D’où cette sensation unanime de vivre dans des montagnes russes en permanence. «Tu alternes entre un jour où tu reçois des coups et tu te dis que cela ne marchera jamais et, le lendemain, où tu reçois une bonne nouvelle et tu y crois plus fort que tout», témoigne M. Ducas. «Tout le monde vit des hauts et des bas dans sa vie. Mais l’amplitude est bien plus grande pour un entrepreneur, explique M. Ouellet.
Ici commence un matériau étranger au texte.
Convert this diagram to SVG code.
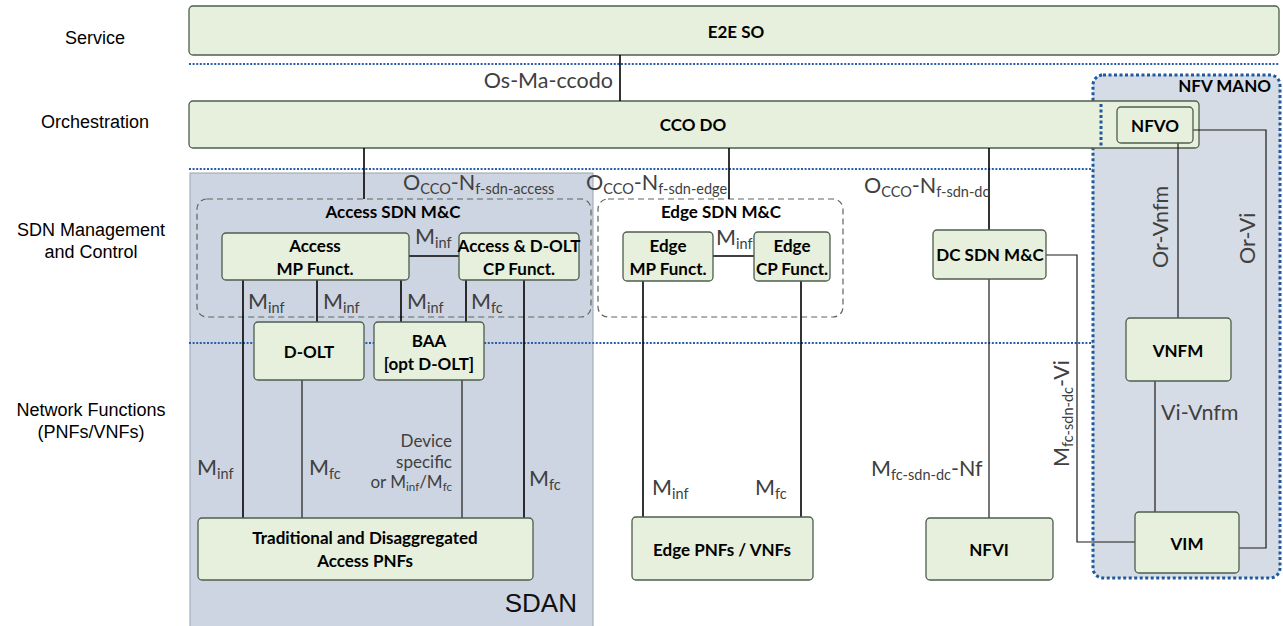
<svg xmlns="http://www.w3.org/2000/svg" width="1283" height="626" viewBox="0 0 1283 626">
<style>
.node{fill:#e6f0dc;stroke:#4d5d4d;stroke-width:1.3}
.grp{fill:none;stroke:#5a665a;stroke-width:1.2;stroke-dasharray:6 4}
.sep{stroke:#2a5ea8;stroke-width:2.2;stroke-dasharray:2 1.6;fill:none}
.ln{stroke:#000;stroke-width:1.6;fill:none}
.lnt{stroke:#1a1a1a;stroke-width:1.2;fill:none}
.t{font-family:Lato,"Liberation Sans",sans-serif;font-weight:700;font-size:17px;fill:#000;text-anchor:middle}
.l{font-family:Lato,"Liberation Sans",sans-serif;font-weight:400;font-size:21.5px;fill:#404040}
.s{font-size:14.5px}
.side{font-family:"Liberation Sans",Arial,sans-serif;font-size:18px;fill:#000;text-anchor:middle}
</style>
<rect width="1283" height="626" fill="#fff"/>

<g id="layer-labels">
<text class="side" x="95" y="44">Service</text>
<text class="side" x="95" y="128">Orchestration</text>
<text class="side" x="91" y="236">SDN Management</text>
<text class="side" x="91" y="258">and Control</text>
<text class="side" x="91" y="416">Network Functions</text>
<text class="side" x="91" y="438">(PNFs/VNFs)</text>
</g>

<g id="sdan">
<rect x="190" y="173" width="403" height="460" fill="#cdd5e2" stroke="#9aa3ad" stroke-width="1"/>
<text x="577" y="612" font-family="'Liberation Sans',Arial,sans-serif" font-size="26" fill="#111" text-anchor="end">SDAN</text>
</g>

<g id="nfv-mano-area">
<rect x="1093" y="75" width="187" height="503" rx="10" fill="#d6dce5" stroke="#1f5aa0" stroke-width="3" stroke-dasharray="3 2.5"/>
<text x="1271" y="92" class="t" style="text-anchor:end">NFV MANO</text>
</g>

<g id="separators">
<line class="sep" x1="189" y1="64" x2="1279" y2="64"/>
<line class="sep" x1="189" y1="169" x2="1093" y2="169"/>
<line class="sep" x1="189" y1="343" x2="1093" y2="343"/>
</g>

<g id="e2e-so">
<rect class="node" x="189" y="6" width="1090" height="49" rx="4"/>
<text class="t" x="736" y="38">E2E SO</text>
</g>

<g id="cco-do">
<rect class="node" x="189" y="101" width="1010" height="47" rx="4"/>
<line x1="1101" y1="104" x2="1101" y2="147" stroke="#1f5aa0" stroke-width="3" stroke-dasharray="3 2.5"/>
<text class="t" x="693" y="131">CCO DO</text>
</g>

<g id="access-sdn-mc">
<rect class="grp" x="197" y="199" width="394" height="118" rx="10"/>
<text class="t" x="393" y="218">Access SDN M&amp;C</text>
</g>

<g id="edge-sdn-mc">
<rect class="grp" x="598" y="199" width="245" height="118" rx="10"/>
<text class="t" x="721" y="218">Edge SDN M&amp;C</text>
</g>

<g id="connectors">
<line class="ln" x1="620" y1="55" x2="620" y2="101"/>
<line class="ln" x1="364" y1="148" x2="364" y2="199"/>
<line class="ln" x1="729" y1="148" x2="729" y2="199"/>
<line class="ln" x1="989" y1="148" x2="989" y2="230"/>
<line class="ln" x1="409" y1="256" x2="459" y2="256"/>
<line class="ln" x1="243" y1="280" x2="243" y2="518"/>
<line class="ln" x1="317" y1="280" x2="317" y2="322"/>
<line class="ln" x1="401" y1="280" x2="401" y2="322"/>
<line class="ln" x1="466" y1="280" x2="466" y2="322"/>
<line class="ln" x1="524" y1="280" x2="524" y2="518"/>
<line class="lnt" x1="302" y1="380" x2="302" y2="518"/>
<line class="lnt" x1="462" y1="380" x2="462" y2="518"/>
<line class="ln" x1="713" y1="256" x2="754" y2="256"/>
<line class="ln" x1="643" y1="281" x2="643" y2="517"/>
<line class="ln" x1="801" y1="281" x2="801" y2="517"/>
<line class="lnt" x1="989" y1="279" x2="989" y2="518"/>
<polyline class="lnt" points="1046,255 1077,255 1077,542 1135,542"/>
<line class="lnt" x1="1178" y1="143" x2="1178" y2="318"/>
<polyline class="lnt" points="1193,130 1266,130 1266,548 1239,548"/>
<line class="lnt" x1="1155" y1="381" x2="1155" y2="512"/>
</g>

<g id="connector-labels">
<text class="l" x="613" y="88" text-anchor="end">Os-Ma-ccodo</text>
<text class="l" x="403" y="190">O<tspan class="s" dy="4">CCO</tspan><tspan dy="-4">-N</tspan><tspan class="s" dy="4">f-sdn-access</tspan></text>
<text class="l" x="586" y="190">O<tspan class="s" dy="4">CCO</tspan><tspan dy="-4">-N</tspan><tspan class="s" dy="4">f-sdn-edge</tspan></text>
<text class="l" x="864" y="193">O<tspan class="s" dy="4">CCO</tspan><tspan dy="-4">-N</tspan><tspan class="s" dy="4">f-sdn-dc</tspan></text>
<text class="l" x="415" y="244">M<tspan class="s" dy="4">inf</tspan></text>
<text class="l" x="248" y="309">M<tspan class="s" dy="4">inf</tspan></text>
<text class="l" x="323" y="309">M<tspan class="s" dy="4">inf</tspan></text>
<text class="l" x="407" y="309">M<tspan class="s" dy="4">inf</tspan></text>
<text class="l" x="471" y="309">M<tspan class="s" dy="4">fc</tspan></text>
<text class="l" x="197" y="475">M<tspan class="s" dy="4">inf</tspan></text>
<text class="l" x="309" y="475">M<tspan class="s" dy="4">fc</tspan></text>
<text class="l" x="529" y="486">M<tspan class="s" dy="4">fc</tspan></text>
<g class="l" style="font-size:17px" text-anchor="end">
<text x="452" y="447">Device</text>
<text x="452" y="468">specific</text>
<text x="452" y="488">or M<tspan style="font-size:11.5px" dy="3">inf</tspan><tspan dy="-3">/M</tspan><tspan style="font-size:11.5px" dy="3">fc</tspan></text>
</g>
<text class="l" x="716" y="245">M<tspan class="s" dy="4">inf</tspan></text>
<text class="l" x="652" y="495">M<tspan class="s" dy="4">inf</tspan></text>
<text class="l" x="755" y="495">M<tspan class="s" dy="4">fc</tspan></text>
<text class="l" x="871" y="476">M<tspan class="s" dy="4">fc-sdn-dc</tspan><tspan dy="-4">-Nf</tspan></text>
<text class="l" transform="translate(1069,467) rotate(-90)">M<tspan class="s" dy="4">fc-sdn-dc</tspan><tspan dy="-4">-Vi</tspan></text>
<text class="l" transform="translate(1168,268) rotate(-90)">Or-Vnfm</text>
<text class="l" transform="translate(1255,264) rotate(-90)">Or-Vi</text>
<text class="l" x="1161" y="420">Vi-Vnfm</text>
</g>

<g id="access-mp">
<rect class="node" x="222" y="233" width="187" height="47" rx="4"/>
<text class="t" x="315" y="252">Access</text>
<text class="t" x="315" y="275">MP Funct.</text>
</g>
<g id="access-cp">
<rect class="node" x="459" y="233" width="120" height="47" rx="4"/>
<text class="t" x="519" y="252">Access &amp; D-OLT</text>
<text class="t" x="519" y="275">CP Funct.</text>
</g>
<g id="d-olt">
<rect class="node" x="254" y="322" width="110" height="58" rx="4"/>
<text class="t" x="309" y="358">D-OLT</text>
</g>
<g id="baa">
<rect class="node" x="374" y="322" width="110" height="58" rx="4"/>
<text class="t" x="429" y="347">BAA</text>
<text class="t" x="429" y="370">[opt D-OLT]</text>
</g>
<g id="access-pnfs">
<rect class="node" x="198" y="518" width="335" height="62" rx="4"/>
<text class="t" x="365" y="544">Traditional and Disaggregated</text>
<text class="t" x="365" y="567">Access PNFs</text>
</g>
<g id="edge-mp">
<rect class="node" x="623" y="232" width="90" height="49" rx="4"/>
<text class="t" x="668" y="252">Edge</text>
<text class="t" x="668" y="275">MP Funct.</text>
</g>
<g id="edge-cp">
<rect class="node" x="754" y="232" width="76" height="49" rx="4"/>
<text class="t" x="792" y="252">Edge</text>
<text class="t" x="792" y="275">CP Funct.</text>
</g>
<g id="edge-pnfs">
<rect class="node" x="632" y="517" width="181" height="63" rx="4"/>
<text class="t" x="722" y="556">Edge PNFs / VNFs</text>
</g>
<g id="dc-sdn-mc">
<rect class="node" x="933" y="230" width="113" height="49" rx="4"/>
<text class="t" x="990" y="261">DC SDN M&amp;C</text>
</g>
<g id="nfvi">
<rect class="node" x="926" y="518" width="127" height="62" rx="4"/>
<text class="t" x="989" y="556">NFVI</text>
</g>
<g id="nfvo">
<rect class="node" x="1117" y="107" width="76" height="36" rx="4"/>
<text class="t" x="1155" y="132">NFVO</text>
</g>
<g id="vnfm">
<rect class="node" x="1126" y="318" width="105" height="63" rx="4"/>
<text class="t" x="1178" y="357">VNFM</text>
</g>
<g id="vim">
<rect class="node" x="1135" y="512" width="104" height="61" rx="4"/>
<text class="t" x="1187" y="550">VIM</text>
</g>
</svg>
Il faut se mettre dans une posture où l’on ne perd jamais : soit on gagne, soit on apprend.»
La passion comme fil conducteur
Autre difficulté couramment vécue : la solitude. «Tu ne peux pas parler de manière ouverte et honnête de tes problèmes à beaucoup de personnes», explique en effet M. Smith. «On entend plusieurs personnes qui se coupent par exemple de leur groupe d’amis, car leur entreprise devient leur obsession. Il ne faut pas négliger pour autant son réseau de soutien moral», affirme Liette Lamonde, de la Fondation Montréal inc.
Stephanie Liverani, de Unsplash, voit ici un avantage de s’être lancée en affaires avec son mari. «Cela aurait été compliqué, sinon, de lui expliquer pourquoi je travaille tout le temps. La somme de sacrifices à faire est vraiment importante.» L’entrepreneuriat devient alors une épreuve de persévérance.
«Quand les temps deviennent difficiles, la plupart abandonnent, sauf ceux qui ont un attachement personnel, durable et profond au problème qu’ils veulent résoudre», affirme M. Ouellet, également auteur d’un livre intitulé Le bonheur comme plan d’affaires. «Je ne perds jamais de vue l’objectif central qui est de réduire le nombre d’automobiles sur les routes. C’est comme une obligation morale», atteste M. Ducas. «La détermination et la passion sont deux très grandes qualités pour entreprendre», conclut Mme Lamonde.